Arianna was also fun to be around because she had a childlike energy about her. She loved eating gelato, and she knew that it was my favorite food of all time, so she sometimes indulged us all by taking us to a nearby gelateria for dinner. This thrilled her children because (honestly) what kid does not like eating dessert for dinner? But, it was even more beautiful to witness how much joy it gave her.
And, despite eating loads of gelato, pasta, and other goodies, Arianna was always someone who prided herself on her physique. She was the mother of three, but still was in amazing shape. I can sometimes feel annoyed or bothered when people talk about their bodies or body image too much. But, I actually enjoyed listening Arianna talk about her body and her relationship with it. She told me that she had gained some weight since having her children. But, she would never fail to mention that her life partner had also put on weight, had more kilograms to lose than she did, and that he had not given birth to a single child. She was charmingly competitive about it. When her partner, Vito, would correct her English or tell her something she could improve upon, Arianna would remind him that he had a good brain, but she had a good, strong body.

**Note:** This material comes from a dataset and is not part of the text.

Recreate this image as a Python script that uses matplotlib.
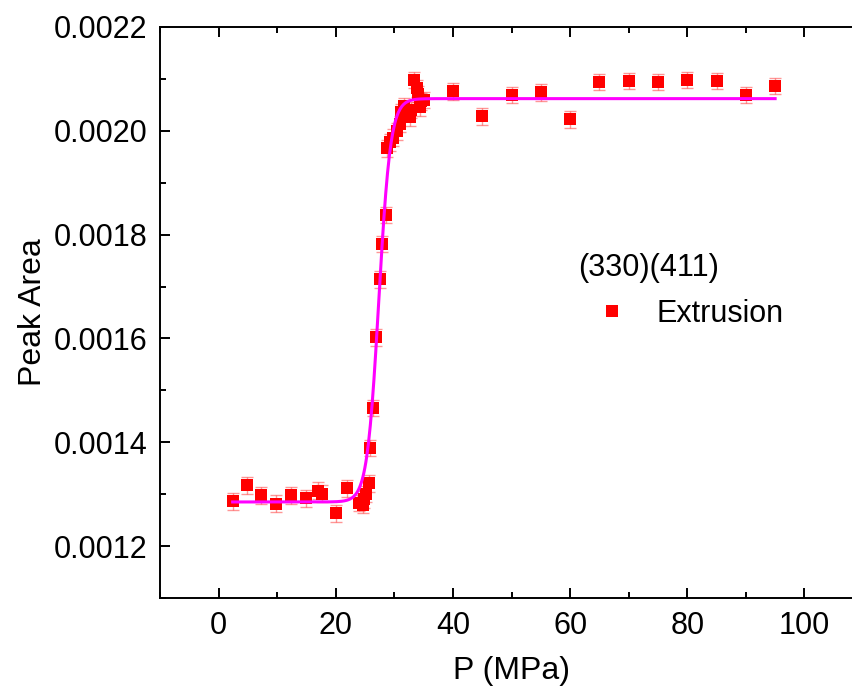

I will never forget Arianna, the way she viewed life, her philosophies on love, and her opinions about the world. She believed that people were innately good. She believed in chasing love, so she always advised me to run alongside my fiancé to make our relationship thrive and progress.
She was an amazing and happy Italian woman with a lot to give. I will carry her influence with me for the rest of my life. And, I will always think that “the life is beautiful” whenever I eat gelato for dinner, feel proud of my body, receive love from a child, or find joy in life’s simple pleasures. And, to add to that, if I ever need to refuel my tank, I know that she is always simply a phone call, message, or visit away.